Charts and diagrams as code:
______________________________

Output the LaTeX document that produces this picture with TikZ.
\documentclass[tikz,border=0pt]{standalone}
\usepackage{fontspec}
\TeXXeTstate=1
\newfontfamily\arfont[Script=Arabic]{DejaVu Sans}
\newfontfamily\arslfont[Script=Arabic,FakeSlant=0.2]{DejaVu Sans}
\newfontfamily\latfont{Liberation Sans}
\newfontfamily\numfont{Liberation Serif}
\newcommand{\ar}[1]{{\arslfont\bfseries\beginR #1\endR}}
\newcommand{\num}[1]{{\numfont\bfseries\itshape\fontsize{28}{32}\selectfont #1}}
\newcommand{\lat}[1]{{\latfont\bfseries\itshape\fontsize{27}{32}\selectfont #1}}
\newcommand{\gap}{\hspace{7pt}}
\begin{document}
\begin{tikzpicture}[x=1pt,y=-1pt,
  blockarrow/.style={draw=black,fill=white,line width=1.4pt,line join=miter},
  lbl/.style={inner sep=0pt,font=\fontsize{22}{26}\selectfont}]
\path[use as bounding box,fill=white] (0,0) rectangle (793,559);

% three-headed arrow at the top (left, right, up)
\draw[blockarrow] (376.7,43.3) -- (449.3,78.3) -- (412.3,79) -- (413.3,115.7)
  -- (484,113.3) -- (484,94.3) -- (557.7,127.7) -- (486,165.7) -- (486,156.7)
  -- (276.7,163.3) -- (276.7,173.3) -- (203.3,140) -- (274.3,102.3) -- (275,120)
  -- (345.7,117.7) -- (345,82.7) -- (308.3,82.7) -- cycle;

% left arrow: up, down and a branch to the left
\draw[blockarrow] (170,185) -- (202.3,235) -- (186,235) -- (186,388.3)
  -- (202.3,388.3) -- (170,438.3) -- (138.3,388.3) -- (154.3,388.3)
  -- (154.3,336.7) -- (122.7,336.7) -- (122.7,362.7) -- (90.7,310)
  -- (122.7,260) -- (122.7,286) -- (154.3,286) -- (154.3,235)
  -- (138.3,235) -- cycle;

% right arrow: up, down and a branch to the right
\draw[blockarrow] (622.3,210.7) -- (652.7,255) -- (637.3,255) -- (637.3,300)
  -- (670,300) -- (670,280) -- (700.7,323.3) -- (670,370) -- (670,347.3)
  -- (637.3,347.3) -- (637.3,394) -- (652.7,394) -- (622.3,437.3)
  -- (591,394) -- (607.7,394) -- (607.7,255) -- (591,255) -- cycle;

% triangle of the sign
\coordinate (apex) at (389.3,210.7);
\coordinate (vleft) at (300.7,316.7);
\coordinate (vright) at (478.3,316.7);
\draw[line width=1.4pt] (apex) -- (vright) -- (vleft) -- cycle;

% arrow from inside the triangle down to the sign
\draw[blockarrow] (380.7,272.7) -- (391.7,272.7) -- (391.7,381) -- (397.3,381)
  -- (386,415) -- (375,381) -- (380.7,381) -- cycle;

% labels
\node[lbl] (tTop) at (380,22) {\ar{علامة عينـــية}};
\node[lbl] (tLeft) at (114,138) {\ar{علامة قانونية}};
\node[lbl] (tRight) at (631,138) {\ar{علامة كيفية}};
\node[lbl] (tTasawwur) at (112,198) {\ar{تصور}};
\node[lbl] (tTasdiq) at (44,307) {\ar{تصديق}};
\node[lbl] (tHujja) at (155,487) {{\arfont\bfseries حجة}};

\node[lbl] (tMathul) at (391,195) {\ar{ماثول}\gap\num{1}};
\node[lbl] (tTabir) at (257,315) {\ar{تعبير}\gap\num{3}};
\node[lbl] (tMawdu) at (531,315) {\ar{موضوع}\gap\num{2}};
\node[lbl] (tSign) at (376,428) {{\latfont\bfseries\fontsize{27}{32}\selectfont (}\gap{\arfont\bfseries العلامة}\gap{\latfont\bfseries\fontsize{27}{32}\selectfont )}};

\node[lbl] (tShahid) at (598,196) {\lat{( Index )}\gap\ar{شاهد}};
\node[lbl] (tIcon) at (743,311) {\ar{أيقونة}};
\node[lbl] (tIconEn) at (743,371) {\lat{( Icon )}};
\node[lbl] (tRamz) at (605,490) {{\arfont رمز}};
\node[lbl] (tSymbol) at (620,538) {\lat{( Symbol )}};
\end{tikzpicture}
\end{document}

______________________________

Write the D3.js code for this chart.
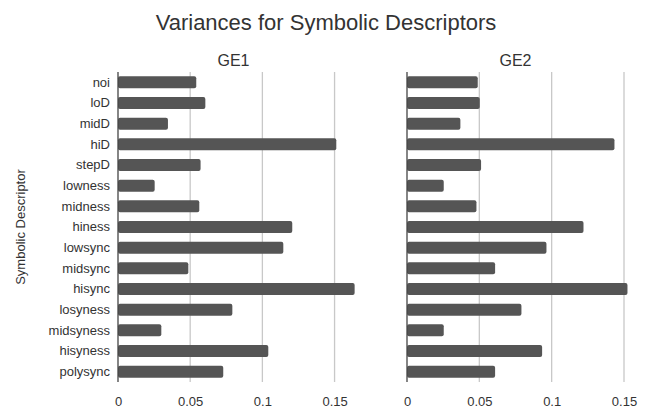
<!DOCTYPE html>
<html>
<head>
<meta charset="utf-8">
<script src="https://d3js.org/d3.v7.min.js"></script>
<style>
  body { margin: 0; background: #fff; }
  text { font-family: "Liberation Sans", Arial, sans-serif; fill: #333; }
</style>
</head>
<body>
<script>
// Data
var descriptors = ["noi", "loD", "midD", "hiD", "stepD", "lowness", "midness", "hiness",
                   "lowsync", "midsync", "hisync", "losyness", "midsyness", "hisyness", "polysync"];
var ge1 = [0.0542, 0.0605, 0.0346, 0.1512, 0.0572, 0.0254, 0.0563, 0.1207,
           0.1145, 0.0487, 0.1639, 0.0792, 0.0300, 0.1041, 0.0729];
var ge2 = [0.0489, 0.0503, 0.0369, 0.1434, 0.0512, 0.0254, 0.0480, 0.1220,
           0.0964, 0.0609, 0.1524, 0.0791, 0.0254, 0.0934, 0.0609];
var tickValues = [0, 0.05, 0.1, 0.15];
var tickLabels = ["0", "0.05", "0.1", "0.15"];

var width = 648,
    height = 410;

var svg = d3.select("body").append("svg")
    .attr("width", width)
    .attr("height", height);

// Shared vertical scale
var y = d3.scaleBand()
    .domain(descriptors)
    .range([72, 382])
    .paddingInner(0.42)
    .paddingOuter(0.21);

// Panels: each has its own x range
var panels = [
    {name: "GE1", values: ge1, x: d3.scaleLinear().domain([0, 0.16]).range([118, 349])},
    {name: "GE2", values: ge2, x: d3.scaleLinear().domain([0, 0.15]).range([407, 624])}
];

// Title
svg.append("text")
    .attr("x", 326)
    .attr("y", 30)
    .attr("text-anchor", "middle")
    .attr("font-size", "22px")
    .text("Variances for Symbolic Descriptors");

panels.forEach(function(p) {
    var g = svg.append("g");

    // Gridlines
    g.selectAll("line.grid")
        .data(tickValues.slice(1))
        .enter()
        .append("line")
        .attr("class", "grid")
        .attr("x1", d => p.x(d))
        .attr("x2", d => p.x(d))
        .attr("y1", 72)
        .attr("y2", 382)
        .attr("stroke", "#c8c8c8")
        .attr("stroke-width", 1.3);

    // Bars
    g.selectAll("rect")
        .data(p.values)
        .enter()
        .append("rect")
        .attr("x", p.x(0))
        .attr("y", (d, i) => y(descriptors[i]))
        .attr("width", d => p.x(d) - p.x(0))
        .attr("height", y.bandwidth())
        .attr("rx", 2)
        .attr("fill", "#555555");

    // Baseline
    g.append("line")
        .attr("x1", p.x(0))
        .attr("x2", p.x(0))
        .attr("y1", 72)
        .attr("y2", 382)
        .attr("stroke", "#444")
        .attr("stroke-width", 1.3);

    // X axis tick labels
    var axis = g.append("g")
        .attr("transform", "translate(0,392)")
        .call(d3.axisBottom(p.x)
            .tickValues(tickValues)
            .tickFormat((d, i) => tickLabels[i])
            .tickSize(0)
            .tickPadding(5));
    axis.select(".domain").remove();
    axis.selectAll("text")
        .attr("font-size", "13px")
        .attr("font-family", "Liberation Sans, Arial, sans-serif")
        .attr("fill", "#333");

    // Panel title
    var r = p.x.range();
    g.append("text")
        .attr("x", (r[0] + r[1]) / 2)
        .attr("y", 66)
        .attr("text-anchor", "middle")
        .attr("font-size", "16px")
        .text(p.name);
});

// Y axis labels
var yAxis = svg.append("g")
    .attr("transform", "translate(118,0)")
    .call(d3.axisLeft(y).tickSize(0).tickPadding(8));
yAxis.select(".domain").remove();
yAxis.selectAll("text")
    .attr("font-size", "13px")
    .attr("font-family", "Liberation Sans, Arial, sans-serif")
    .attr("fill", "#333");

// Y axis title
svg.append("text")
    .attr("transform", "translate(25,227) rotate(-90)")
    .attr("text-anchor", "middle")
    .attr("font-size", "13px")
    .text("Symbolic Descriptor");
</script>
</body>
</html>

______________________________

** Set exercise **
Extract each line holding the string "this".

** The solution **
Output the LaTeX document that produces this picture with TikZ.
Write the D3.js code for this chart.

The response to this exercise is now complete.